*Exercise instructions:* Check every line of the entries that follow, and copy the ones containing "this".
# start of Supplied records
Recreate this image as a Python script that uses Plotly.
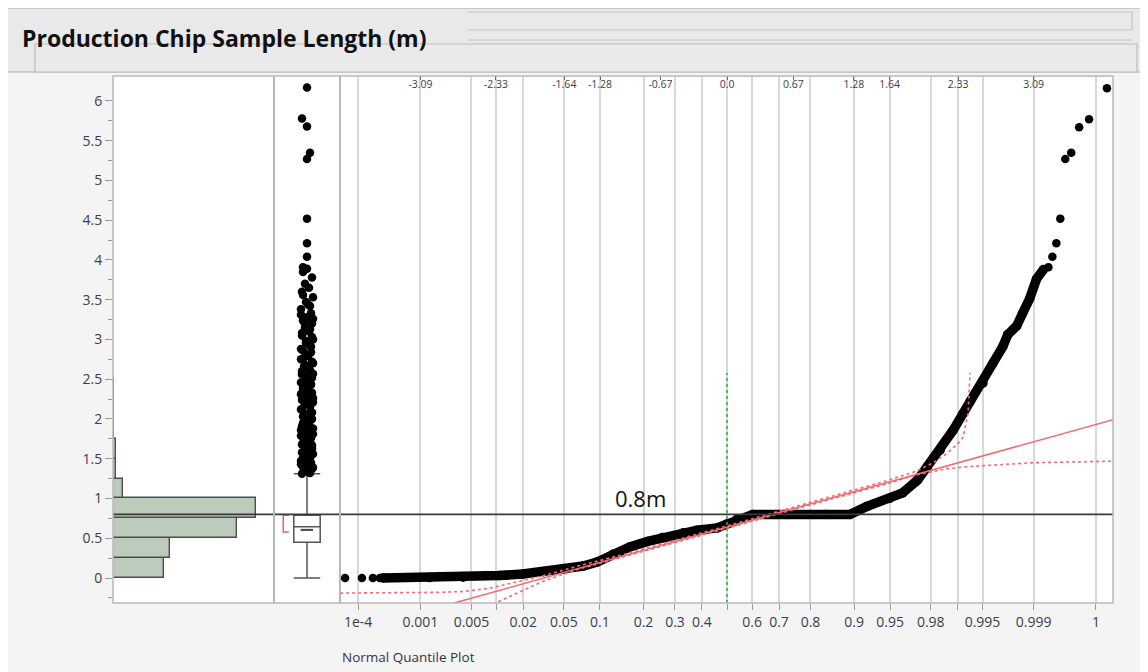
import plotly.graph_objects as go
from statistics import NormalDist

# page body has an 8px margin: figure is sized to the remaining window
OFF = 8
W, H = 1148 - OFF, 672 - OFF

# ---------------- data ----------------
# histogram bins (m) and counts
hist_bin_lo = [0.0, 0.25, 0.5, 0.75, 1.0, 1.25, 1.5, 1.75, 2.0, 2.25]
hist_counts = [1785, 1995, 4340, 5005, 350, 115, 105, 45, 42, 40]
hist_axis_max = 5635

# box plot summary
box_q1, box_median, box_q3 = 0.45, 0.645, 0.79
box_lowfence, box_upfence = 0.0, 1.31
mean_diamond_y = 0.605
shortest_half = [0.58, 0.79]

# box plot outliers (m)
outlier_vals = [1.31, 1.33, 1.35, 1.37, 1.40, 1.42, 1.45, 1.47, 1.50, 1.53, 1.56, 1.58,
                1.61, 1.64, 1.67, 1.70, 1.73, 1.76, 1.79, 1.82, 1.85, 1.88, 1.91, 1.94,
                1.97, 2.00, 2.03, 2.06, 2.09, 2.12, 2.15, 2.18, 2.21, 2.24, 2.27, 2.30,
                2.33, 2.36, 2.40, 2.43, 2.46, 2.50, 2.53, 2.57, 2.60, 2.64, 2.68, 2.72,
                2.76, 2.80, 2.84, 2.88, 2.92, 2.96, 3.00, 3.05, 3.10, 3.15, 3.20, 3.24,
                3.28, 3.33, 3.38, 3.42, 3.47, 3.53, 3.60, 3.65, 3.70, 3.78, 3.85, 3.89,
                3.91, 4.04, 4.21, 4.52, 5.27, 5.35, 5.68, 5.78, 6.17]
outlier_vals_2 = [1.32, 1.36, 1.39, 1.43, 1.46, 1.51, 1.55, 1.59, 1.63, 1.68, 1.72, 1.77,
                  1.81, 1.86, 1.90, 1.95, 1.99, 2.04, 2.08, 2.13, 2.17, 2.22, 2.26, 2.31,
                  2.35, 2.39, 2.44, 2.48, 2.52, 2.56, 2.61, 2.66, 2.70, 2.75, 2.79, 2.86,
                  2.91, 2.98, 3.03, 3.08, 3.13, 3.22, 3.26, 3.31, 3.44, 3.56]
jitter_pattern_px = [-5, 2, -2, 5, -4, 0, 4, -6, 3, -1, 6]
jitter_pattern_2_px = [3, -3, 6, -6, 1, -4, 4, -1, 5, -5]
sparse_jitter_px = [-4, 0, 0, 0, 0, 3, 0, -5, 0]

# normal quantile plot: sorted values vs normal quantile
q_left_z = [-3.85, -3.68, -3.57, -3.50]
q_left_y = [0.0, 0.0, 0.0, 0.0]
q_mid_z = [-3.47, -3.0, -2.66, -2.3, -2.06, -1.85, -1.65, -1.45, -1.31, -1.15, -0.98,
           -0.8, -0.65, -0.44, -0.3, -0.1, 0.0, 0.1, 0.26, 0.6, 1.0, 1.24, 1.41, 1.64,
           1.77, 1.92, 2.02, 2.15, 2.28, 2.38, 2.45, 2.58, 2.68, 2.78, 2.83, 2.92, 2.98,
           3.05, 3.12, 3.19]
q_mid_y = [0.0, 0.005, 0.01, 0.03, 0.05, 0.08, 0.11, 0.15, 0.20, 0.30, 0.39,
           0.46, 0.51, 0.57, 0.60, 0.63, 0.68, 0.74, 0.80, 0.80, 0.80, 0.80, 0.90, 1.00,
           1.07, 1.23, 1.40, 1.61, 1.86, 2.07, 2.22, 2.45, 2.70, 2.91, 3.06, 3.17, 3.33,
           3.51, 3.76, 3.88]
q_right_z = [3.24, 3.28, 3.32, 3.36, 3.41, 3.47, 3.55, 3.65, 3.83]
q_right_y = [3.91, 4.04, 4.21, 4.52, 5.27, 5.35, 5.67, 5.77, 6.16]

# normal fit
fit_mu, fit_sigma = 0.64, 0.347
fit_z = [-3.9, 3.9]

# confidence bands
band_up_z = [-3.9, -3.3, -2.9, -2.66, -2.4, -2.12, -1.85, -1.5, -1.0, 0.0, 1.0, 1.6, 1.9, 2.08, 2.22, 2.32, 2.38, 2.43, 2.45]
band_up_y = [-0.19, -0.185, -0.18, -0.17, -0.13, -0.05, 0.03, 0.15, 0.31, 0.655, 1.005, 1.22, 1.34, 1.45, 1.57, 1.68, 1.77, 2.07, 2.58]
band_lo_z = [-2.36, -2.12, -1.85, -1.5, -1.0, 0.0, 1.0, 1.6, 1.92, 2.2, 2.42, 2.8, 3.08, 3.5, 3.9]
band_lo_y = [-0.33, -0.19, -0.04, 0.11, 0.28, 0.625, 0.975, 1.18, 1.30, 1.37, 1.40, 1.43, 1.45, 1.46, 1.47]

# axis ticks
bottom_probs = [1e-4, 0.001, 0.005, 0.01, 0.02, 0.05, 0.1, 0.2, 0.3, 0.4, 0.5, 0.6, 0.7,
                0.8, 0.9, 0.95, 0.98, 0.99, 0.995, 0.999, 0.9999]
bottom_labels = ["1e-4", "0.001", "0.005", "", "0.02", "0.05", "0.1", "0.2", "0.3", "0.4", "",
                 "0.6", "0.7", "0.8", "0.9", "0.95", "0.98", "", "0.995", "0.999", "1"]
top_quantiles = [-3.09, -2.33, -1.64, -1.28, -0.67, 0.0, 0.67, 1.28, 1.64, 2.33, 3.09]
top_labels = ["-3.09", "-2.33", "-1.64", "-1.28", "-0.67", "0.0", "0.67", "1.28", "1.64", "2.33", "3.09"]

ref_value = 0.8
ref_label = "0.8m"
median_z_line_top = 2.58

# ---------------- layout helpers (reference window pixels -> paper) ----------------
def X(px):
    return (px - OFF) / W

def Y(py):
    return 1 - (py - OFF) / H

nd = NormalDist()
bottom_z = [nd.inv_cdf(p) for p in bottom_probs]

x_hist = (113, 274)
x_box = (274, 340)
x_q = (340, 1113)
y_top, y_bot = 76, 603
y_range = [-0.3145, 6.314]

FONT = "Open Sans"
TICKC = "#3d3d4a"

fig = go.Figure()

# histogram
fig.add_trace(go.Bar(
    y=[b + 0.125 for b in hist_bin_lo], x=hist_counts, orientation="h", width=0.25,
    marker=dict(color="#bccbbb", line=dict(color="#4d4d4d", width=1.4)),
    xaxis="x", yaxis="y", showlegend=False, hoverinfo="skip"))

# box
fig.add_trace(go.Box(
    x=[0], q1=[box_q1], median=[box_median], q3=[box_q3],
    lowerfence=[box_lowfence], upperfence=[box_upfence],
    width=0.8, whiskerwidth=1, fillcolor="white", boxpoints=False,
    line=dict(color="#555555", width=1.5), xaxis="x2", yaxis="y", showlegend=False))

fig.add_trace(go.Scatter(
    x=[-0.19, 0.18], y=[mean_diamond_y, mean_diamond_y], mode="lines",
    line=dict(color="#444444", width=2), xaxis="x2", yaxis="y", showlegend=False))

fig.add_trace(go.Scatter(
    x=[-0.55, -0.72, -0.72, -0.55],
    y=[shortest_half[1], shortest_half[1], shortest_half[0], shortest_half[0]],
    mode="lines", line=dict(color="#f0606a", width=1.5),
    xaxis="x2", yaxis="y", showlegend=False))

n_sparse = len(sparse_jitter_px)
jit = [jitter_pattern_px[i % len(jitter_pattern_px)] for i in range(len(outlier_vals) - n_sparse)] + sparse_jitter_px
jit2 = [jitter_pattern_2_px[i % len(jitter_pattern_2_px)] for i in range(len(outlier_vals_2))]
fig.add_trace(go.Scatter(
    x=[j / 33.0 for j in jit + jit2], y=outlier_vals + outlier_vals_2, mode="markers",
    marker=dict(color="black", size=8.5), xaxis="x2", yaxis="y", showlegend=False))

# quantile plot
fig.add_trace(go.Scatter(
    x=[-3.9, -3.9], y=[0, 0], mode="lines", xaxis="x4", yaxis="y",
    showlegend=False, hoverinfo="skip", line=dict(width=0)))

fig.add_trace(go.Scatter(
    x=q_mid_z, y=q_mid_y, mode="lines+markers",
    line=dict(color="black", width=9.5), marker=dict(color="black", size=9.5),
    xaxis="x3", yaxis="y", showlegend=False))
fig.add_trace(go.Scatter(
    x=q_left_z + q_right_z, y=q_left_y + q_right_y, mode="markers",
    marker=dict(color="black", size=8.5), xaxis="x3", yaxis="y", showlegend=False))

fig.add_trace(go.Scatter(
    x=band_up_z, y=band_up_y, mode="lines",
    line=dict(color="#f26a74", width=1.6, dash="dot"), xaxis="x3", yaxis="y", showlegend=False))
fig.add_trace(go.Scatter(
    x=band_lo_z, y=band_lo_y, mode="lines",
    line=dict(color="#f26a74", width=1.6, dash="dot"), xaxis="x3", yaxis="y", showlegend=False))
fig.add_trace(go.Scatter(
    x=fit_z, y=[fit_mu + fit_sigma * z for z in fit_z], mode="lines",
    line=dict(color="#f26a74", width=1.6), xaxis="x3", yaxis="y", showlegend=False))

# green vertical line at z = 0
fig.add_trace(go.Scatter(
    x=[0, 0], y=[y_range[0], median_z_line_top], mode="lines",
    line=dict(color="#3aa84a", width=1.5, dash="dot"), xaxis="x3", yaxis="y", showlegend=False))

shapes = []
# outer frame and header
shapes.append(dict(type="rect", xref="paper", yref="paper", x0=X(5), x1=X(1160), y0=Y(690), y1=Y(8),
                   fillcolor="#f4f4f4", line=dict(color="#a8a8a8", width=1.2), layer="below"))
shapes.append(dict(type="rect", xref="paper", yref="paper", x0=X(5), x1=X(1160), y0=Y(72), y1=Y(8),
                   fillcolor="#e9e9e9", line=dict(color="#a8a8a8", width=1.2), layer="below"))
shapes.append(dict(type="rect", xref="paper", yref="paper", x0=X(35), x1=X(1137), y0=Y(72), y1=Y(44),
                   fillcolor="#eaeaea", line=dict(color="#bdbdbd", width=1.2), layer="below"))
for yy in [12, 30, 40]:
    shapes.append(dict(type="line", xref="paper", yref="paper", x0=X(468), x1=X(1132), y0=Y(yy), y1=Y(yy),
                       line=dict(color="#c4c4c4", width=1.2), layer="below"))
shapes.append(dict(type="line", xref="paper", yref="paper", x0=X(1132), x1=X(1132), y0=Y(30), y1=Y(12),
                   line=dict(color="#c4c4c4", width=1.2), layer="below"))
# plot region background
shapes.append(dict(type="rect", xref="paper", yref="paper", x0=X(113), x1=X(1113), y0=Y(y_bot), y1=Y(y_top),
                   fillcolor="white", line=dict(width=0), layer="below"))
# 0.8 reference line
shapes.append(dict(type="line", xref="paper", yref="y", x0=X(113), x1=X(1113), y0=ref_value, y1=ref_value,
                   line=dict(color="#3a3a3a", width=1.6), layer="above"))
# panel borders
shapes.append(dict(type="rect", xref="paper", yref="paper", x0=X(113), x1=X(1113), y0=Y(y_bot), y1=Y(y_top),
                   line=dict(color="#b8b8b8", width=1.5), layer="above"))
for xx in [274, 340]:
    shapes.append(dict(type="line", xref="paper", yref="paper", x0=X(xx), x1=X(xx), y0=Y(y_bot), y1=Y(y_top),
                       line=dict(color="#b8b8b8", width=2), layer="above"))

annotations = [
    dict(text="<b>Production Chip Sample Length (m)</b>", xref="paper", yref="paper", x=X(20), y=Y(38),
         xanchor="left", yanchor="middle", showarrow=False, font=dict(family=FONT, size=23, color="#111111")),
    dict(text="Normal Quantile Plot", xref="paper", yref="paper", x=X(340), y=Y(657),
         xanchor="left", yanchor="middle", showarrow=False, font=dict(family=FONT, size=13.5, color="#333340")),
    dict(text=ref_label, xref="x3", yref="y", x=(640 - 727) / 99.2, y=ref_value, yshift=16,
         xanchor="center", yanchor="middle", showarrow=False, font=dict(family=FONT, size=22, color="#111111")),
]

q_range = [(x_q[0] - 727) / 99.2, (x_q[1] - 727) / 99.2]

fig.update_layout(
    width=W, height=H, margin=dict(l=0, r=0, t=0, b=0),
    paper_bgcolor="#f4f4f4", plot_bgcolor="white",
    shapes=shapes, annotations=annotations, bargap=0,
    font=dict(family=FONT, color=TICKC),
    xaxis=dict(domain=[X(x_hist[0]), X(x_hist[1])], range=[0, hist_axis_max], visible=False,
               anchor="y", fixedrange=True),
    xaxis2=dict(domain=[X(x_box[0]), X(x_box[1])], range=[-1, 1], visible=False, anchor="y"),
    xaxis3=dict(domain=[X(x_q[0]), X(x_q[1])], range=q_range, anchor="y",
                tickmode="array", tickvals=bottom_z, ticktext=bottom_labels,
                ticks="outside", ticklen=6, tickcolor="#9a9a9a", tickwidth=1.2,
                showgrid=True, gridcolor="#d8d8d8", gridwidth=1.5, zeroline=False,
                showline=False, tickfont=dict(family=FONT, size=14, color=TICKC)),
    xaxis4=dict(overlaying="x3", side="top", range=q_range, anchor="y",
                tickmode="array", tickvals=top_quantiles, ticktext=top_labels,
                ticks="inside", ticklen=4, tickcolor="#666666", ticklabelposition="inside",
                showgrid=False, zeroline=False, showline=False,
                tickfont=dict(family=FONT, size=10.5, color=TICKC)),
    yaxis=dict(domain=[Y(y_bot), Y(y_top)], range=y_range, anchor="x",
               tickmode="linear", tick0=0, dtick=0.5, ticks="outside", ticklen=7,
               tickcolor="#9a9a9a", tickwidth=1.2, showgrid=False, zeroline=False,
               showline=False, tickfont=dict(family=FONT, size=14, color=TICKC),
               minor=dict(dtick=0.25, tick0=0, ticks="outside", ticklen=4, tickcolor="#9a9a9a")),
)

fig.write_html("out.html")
# end of Supplied records
# start of Supplied records
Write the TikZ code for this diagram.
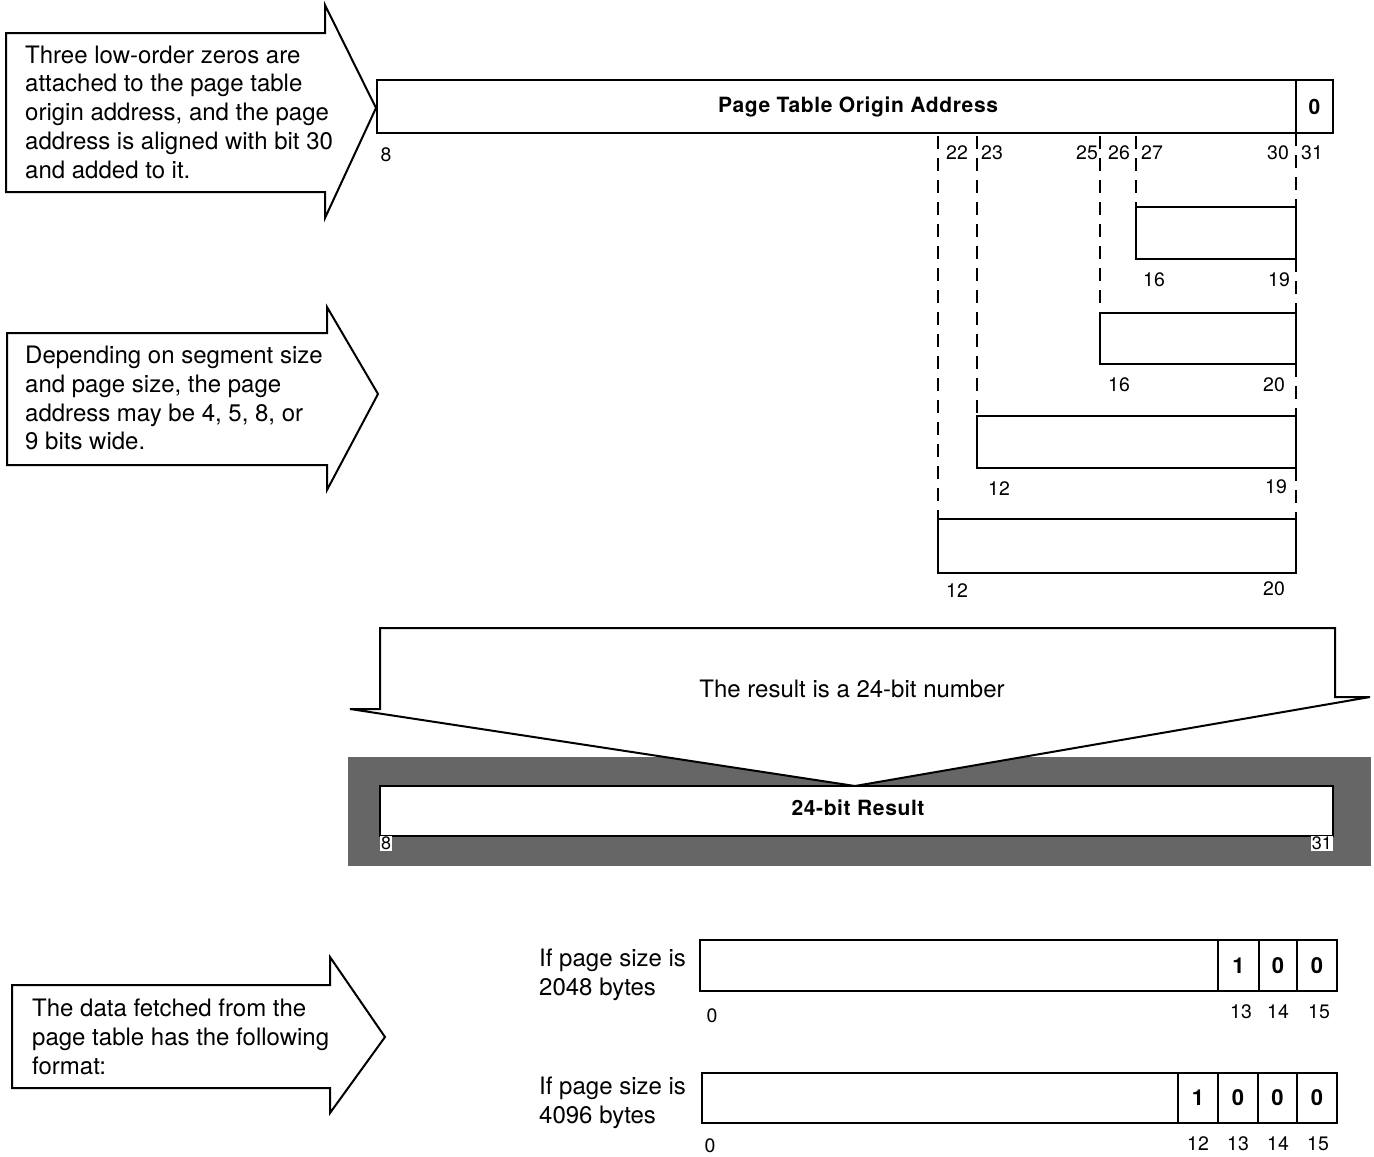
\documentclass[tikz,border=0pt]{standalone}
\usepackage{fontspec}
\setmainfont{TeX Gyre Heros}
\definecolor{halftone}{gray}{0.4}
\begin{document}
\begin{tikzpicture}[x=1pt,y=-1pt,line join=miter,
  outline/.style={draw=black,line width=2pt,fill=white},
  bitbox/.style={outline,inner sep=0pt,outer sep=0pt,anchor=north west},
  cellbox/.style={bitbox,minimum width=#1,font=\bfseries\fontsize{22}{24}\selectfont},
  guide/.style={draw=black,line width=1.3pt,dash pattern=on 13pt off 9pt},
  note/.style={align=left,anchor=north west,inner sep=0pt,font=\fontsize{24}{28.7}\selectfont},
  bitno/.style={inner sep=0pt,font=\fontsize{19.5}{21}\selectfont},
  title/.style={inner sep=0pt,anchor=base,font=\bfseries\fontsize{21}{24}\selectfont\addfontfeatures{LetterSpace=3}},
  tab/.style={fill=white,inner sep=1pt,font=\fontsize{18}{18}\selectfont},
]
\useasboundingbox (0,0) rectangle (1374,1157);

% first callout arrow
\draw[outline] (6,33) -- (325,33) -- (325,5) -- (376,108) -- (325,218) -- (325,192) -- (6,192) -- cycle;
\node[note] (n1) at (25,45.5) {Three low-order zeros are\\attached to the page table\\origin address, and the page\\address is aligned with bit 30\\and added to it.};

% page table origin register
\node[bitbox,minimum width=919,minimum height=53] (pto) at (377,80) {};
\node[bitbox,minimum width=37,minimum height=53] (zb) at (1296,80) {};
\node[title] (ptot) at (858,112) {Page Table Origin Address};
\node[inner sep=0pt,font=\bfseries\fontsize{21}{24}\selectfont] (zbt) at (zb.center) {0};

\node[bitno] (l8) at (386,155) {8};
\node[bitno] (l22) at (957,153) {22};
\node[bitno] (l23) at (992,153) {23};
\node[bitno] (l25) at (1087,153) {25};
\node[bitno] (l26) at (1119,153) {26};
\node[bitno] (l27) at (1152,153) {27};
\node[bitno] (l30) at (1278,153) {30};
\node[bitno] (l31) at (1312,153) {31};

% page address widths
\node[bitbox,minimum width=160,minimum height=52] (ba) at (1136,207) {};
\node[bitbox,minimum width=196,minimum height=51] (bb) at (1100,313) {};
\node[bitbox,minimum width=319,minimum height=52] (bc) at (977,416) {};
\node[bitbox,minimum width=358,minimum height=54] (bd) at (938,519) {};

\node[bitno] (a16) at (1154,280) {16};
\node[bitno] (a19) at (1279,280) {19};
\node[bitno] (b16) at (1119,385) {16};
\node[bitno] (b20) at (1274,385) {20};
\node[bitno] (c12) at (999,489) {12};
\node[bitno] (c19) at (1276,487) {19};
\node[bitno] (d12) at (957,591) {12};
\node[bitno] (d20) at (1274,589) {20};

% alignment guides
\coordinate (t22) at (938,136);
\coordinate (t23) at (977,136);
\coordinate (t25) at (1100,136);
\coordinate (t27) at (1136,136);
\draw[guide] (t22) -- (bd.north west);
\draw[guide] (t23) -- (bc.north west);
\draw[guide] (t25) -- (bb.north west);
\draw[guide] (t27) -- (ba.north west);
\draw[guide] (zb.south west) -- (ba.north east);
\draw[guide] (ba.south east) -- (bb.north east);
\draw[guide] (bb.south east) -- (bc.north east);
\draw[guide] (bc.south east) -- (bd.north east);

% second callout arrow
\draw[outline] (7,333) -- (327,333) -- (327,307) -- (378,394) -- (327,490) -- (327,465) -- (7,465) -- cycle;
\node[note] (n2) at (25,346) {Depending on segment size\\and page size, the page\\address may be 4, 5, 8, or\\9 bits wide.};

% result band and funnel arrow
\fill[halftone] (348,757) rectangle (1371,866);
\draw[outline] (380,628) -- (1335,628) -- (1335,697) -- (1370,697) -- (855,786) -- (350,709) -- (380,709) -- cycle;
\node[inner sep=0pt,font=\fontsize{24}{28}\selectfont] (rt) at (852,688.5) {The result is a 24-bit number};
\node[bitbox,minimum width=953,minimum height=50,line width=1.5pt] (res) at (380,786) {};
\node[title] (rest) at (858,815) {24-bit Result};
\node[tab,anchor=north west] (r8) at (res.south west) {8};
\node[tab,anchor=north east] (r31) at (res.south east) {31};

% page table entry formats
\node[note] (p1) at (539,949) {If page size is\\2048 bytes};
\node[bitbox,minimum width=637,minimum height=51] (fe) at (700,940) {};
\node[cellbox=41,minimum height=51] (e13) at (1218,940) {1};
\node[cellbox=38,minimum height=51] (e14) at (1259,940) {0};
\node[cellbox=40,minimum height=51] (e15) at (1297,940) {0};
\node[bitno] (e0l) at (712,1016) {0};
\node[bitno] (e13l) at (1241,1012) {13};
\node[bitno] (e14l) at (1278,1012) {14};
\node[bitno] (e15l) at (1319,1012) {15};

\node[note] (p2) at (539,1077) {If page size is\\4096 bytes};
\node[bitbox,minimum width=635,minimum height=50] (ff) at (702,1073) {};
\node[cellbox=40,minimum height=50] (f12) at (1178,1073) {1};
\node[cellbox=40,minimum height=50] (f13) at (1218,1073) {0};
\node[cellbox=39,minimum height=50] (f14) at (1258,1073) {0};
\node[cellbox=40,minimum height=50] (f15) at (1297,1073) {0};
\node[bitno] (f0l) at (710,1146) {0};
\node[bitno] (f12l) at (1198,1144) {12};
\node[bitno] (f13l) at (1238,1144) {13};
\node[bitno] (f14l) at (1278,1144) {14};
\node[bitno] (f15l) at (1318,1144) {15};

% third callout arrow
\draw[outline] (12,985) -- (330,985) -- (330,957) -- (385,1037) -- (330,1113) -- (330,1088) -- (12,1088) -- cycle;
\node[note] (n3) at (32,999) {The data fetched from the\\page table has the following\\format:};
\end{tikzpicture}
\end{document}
# end of Supplied records
*Solution:*
Recreate this image as a Python script that uses Plotly.
Write the TikZ code for this diagram.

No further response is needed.